Study shows bryostatin plays key role in slowing or reversing Alzheimer's disease

Neurotrope, Inc. (OTCQB: NTRP) today announced that results from a new study, entitled, "PKCe Deficits in Alzheimer's Disease Brains and Skin Fibroblasts," published in the recent edition of the peer-reviewed Journal of Alzheimer's Disease and co-authored by Tapan K. Khan, Ph.D.; Abhik Sen, Ph.D.; Jarin Hongpaisan, Ph.D.; Chol S. Lim, Ph.D.; Thomas J. Nelson, Ph.D., and; Dr. Daniel L. Alkon, each of the Blanchette Rockefeller Neurosciences Institute (BRNI), provide further indication of the role that protein kinase C epsilon (PKCe) may play in the potential treatment of Alzheimer's disease (AD). Neurotrope is currently collaborating with BRNI on the development of its lead compound, bryostatin, a potent modulator of PKCe, for the treatment of patients with AD.

A major hurdle in the treatment of AD is that patients only show symptoms years after the disease has already taken hold. Most treatments have focused on stimulating the neurotransmitter activity of healthy neurons in the brain, or removing the beta-amyloid plaque or tau protein which builds up in the brain as a result of the disease. All drug development efforts to date that have targeted the removal of beta-amyloid or tau protein, have failed, and drugs approved for stimulating neurotransmitter activity have offered only short-lived, palliative results for patients. Further, these treatment strategies have had no effect on the progression of the disease and have yielded no improvement in patients' memory or cognitive performance.

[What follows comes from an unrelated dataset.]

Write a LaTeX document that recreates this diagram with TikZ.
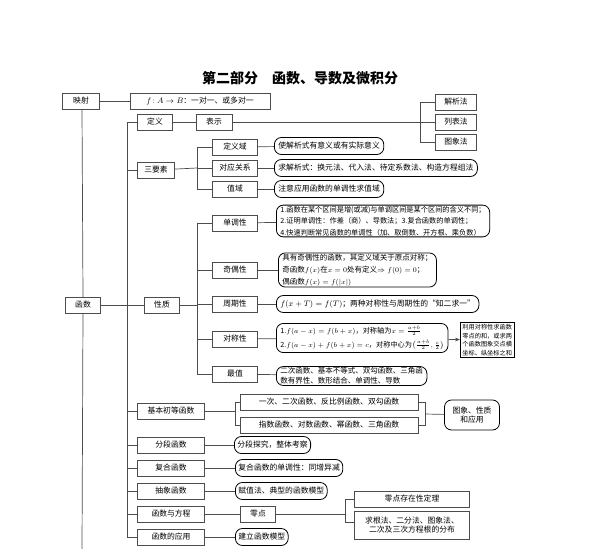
\documentclass[tikz,border=0pt]{standalone}
\usepackage{amsmath}
\usepackage{fontspec}
\setmainfont{Noto Sans CJK SC}
\usetikzlibrary{arrows.meta}
\begin{document}
\begin{tikzpicture}[x=1pt,y=-1pt,
  every node/.style={font=\fontsize{7.8}{9}\selectfont,inner sep=1pt,align=center},
  bx/.style={draw=black!70,rectangle,minimum height=16pt},
  rb/.style={draw=black,rounded corners=7pt,line width=0.8pt,minimum height=17pt,inner xsep=4pt,align=left},
  ln/.style={draw=black!70,line width=0.7pt}]
\useasboundingbox (0,0) rectangle (600,549);
\node[font=\fontsize{14}{16}\selectfont\bfseries] (title) at (300,78) {第二部分\quad 函数、导数及微积分};
% level 0
\node[bx,minimum width=37pt] (ys) at (81,101) {映射};
\node[bx,minimum width=140pt] (f) at (200,101) {$f\!:A\to B$：一对一、或多对一};
\node[bx,minimum width=35pt] (hs) at (83,305) {函数};
\draw[ln] (ys) -- (f);
\coordinate (v0t) at (82,109); \coordinate (v0b) at (82,549);
\draw[ln] (v0t) -- (hs.north); \draw[ln] (hs.south) -- (v0b);
% level 1 column
\node[bx,minimum width=35pt] (dy) at (155,122) {定义};
\node[bx,minimum width=37pt] (sys) at (156,170) {三要素};
\node[bx,minimum width=35pt] (xz) at (162,305) {性质};
\node[bx,minimum width=67pt] (jb) at (171,411) {基本初等函数};
\node[bx,minimum width=67pt] (fd) at (171,445) {分段函数};
\node[bx,minimum width=67pt] (fh) at (171,468) {复合函数};
\node[bx,minimum width=67pt] (cx) at (171,491) {抽象函数};
\node[bx,minimum width=67pt] (fc) at (171,514) {函数与方程};
\node[bx,minimum width=67pt] (yy) at (171,537) {函数的应用};
\draw[ln] (hs) -- (xz);
\draw[ln] (127,122) -- (127,537);
\foreach \n in {dy,sys,jb,fd,fh,cx,fc,yy} \draw[ln] (127,0 |- \n) -- (\n.west);
% 定义
\node[bx,minimum width=36pt] (bs) at (214,122) {表示};
\draw[ln] (dy) -- (bs);
\node[bx,minimum width=41pt] (jx) at (456,102) {解析法};
\node[bx,minimum width=41pt] (lb) at (456,122) {列表法};
\node[bx,minimum width=41pt] (tx) at (456,142) {图象法};
\draw[ln] (bs) -- (lb);
\draw[ln] (420,102) -- (420,142);
\draw[ln] (420,102) -- (jx.west); \draw[ln] (420,142) -- (tx.west);
% 三要素
\node[bx,minimum width=45pt] (dyy) at (235,147) {定义域};
\node[bx,minimum width=45pt] (dygx) at (235,168) {对应关系};
\node[bx,minimum width=45pt] (zy) at (235,189) {值域};
\draw[ln] (sys) -- (197,168);
\draw[ln] (197,147) -- (197,189);
\foreach \n in {dyy,dygx,zy} \draw[ln] (197,0 |- \n) -- (\n.west);
\node[rb,anchor=west] (r1) at (274,146) {使解析式有意义或有实际意义};
\node[rb,anchor=west] (r2) at (274,168) {求解析式：换元法、代入法、待定系数法、构造方程组法};
\node[rb,anchor=west] (r3) at (274,189) {注意应用函数的单调性求值域};
\draw[ln] (dyy) -- (r1); \draw[ln] (dygx) -- (r2); \draw[ln] (zy) -- (r3);
% 性质
\node[bx,minimum width=45pt] (dd) at (235,223) {单调性};
\node[bx,minimum width=45pt] (jo) at (235,270) {奇偶性};
\node[bx,minimum width=45pt] (zq) at (235,304) {周期性};
\node[bx,minimum width=45pt] (dc) at (235,339) {对称性};
\node[bx,minimum width=45pt] (zz) at (235,374) {最值};
\draw[ln] (xz) -- (197,305);
\draw[ln] (197,223) -- (197,374);
\foreach \n in {dd,jo,zq,dc,zz} \draw[ln] (197,0 |- \n) -- (\n.west);
\node[rb,anchor=west,font=\fontsize{7.2}{11.5}\selectfont] (p1) at (276,221) {1.函数在某个区间是增(或减)与单调区间是某个区间的含义不同；\\2.证明单调性：作差（商）、导数法；3.复合函数的单调性；\\4.快速判断常见函数的单调性（加、取倒数、开方根、乘负数）};
\node[rb,anchor=west,font=\fontsize{7.5}{12}\selectfont] (p2) at (278,270) {具有奇偶性的函数，其定义域关于原点对称；\\奇函数$f(x)$在$x=0$处有定义$\Rightarrow f(0)=0$；\\偶函数$f(x)=f(|x|)$};
\node[rb,anchor=west] (p3) at (276,304) {$f(x+T)=f(T)$；两种对称性与周期性的“知二求一”};
\node[rb,anchor=west,font=\fontsize{7.2}{9}\selectfont,inner ysep=3pt] (p4) at (276,338) {1.$f(a-x)=f(b+x)$，对称轴为$x=\tfrac{a+b}{2}$\\[5pt]2.$f(a-x)+f(b+x)=c$，对称中心为$\bigl(\tfrac{a+b}{2},\tfrac{c}{2}\bigr)$};
\node[draw=black,line width=0.8pt,anchor=west,font=\fontsize{6.2}{8.5}\selectfont,inner sep=2pt] (p4r) at (460,340) {利用对称性求函数\\零点的和，或求两\\个函数图象交点横\\坐标、纵坐标之和};
\draw[ln,-{Stealth[length=5pt]}] (p4) -- (p4r);
\node[rb,anchor=west,font=\fontsize{7.5}{10}\selectfont] (p5) at (276,376) {二次函数、基本不等式、双勾函数、三角函\\数有界性、数形结合、单调性、导数};
\draw[ln] (dd) -- (p1); \draw[ln] (jo) -- (p2); \draw[ln] (zq) -- (p3);
\draw[ln] (dc) -- (p4); \draw[ln] (zz) -- (p5);
% 基本初等函数
\node[bx,minimum width=178pt] (e1) at (329,402) {一次、二次函数、反比例函数、双勾函数};
\node[bx,minimum width=178pt] (e2) at (329,425) {指数函数、对数函数、幂函数、三角函数};
\draw[ln] (jb) -- (235,411);
\draw[ln] (235,402) -- (235,425);
\draw[ln] (235,402) -- (e1.west); \draw[ln] (235,425) -- (e2.west);
\draw[ln] (e1.east) -- (425,402) -- (425,425) -- (e2.east);
\node[rb,minimum width=55pt,minimum height=30pt,align=center] (tg) at (472,415) {图象、性质\\和应用};
\draw[ln] (425,414) -- (tg);
% others
\node[rb,anchor=west,inner xsep=3pt] (q1) at (234,445) {分段探究，整体考察};
\node[rb,anchor=west,inner xsep=3pt] (q2) at (235,468) {复合函数的单调性：同增异减};
\node[rb,anchor=west,inner xsep=3pt] (q3) at (235,491) {赋值法、典型的函数模型};
\node[rb,anchor=west,inner xsep=3pt] (q5) at (235,537) {建立函数模型};
\draw[ln] (fd) -- (q1); \draw[ln] (fh) -- (q2); \draw[ln] (cx) -- (q3); \draw[ln] (yy) -- (q5);
\node[bx,minimum width=35pt] (ld) at (258,514) {零点};
\draw[ln] (fc) -- (ld);
\node[bx,minimum width=115pt] (z1) at (412,499) {零点存在性定理};
\node[bx,minimum width=115pt,minimum height=28pt] (z2) at (412,525) {求根法、二分法、图象法、\\二次及三次方程根的分布};
\draw[ln] (ld) -- (345,514);
\draw[ln] (345,499) -- (345,522);
\draw[ln] (345,499) -- (z1.west); \draw[ln] (345,522) -- (z2.west|-345,522);
\end{tikzpicture}
\end{document}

As reported in BRNI's recently published study, in brain samples (consisting of autopsy-confirmed AD and age- and gender-matched control samples), blindly provided by the Harvard Brain Bank, the amount of PKCe was found to be significantly reduced in specific areas of the brain that are known to be targets in early AD. In these same brain areas, the study also showed that levels of A Beta oligomers (a toxic protein formed as a result of AD) are elevated when PKCe is reduced. Remarkably similar changes were consistently found in the skin cells of AD patients when compared to their age-matched controls and as compared to patients with non-AD dementias (skin samples for the study were obtained from the cell bank at the Coriell Institute for Medical Research). Additionally, low levels of PKCe in skin cells were strongly correlated with progression of the disease. The longer the patients had AD, the lower their levels of PKCe. Further, low levels of PKCe in the brain were significantly correlated with an accepted measure of disease severity, known as the Braak score.

Taken together, these findings indicate that the presence of low levels of PKCe support the enzyme's potential value as an early therapeutic target in AD.

Dr. Alkon, Toyota Chair in Neurodegenerative Disease, Scientific Director and Professor, Blanchette Rockefeller Neurosciences Institute, and Chief Scientific Officer of Neurotrope, stated, "The results of this study are compelling and warrant continued research to fully explore the importance of PKCe in the identification and treatment of patients with AD. The data compiled from this study, and that related to Neurotrope's lead compound, bryostatin -- which, in preclinical in vivo models has shown to play an important role in slowing or reversing AD and restoring cognition, memory and motor skills -- provides additional incentive to pursue what could lead to a major shift in the medical community's approach to this debilitating and costly disease, which currently afflicts approximately 36 million people, worldwide."

Paul Freiman and Charles S. Ramat, Neurotrope's Co-Chairmen and Co-Chief Executive Officers, noted, "We believe that our Company's focus on modulating the levels of PKCe, instead of on the removal of beta-amyloid and tau protein, represents a novel, promising model for tackling what has been a highly frustrating and disappointing approach to treating this patient population. While still early stage, bryostatin has shown the potential to restore synaptic structures and functions damaged by AD, and as such, holds the promise of becoming a new, first-in-class treatment which may provide significant improvement in quality of life. The results of BRNI's most recent study, as published in the Journal of Alzheimer's Disease, lend additional credibility to our development of bryostatin which just recently entered a Phase 2a study." As previously announced, management expects to report a top-line analysis of the Phase 2a study by the end of the first quarter of 2015.

Messrs. Freiman and Ramat went on to say, "The potential for bryostatin goes beyond just the treatment of patients with AD. Due to the compound's ability to activate PKCe and to therefore stimulate the formation of new synaptic connections, the drug may have applicability to other neurodegenerative brain diseases, including patients suffering from traumatic brain injuries, stroke or mental retardation."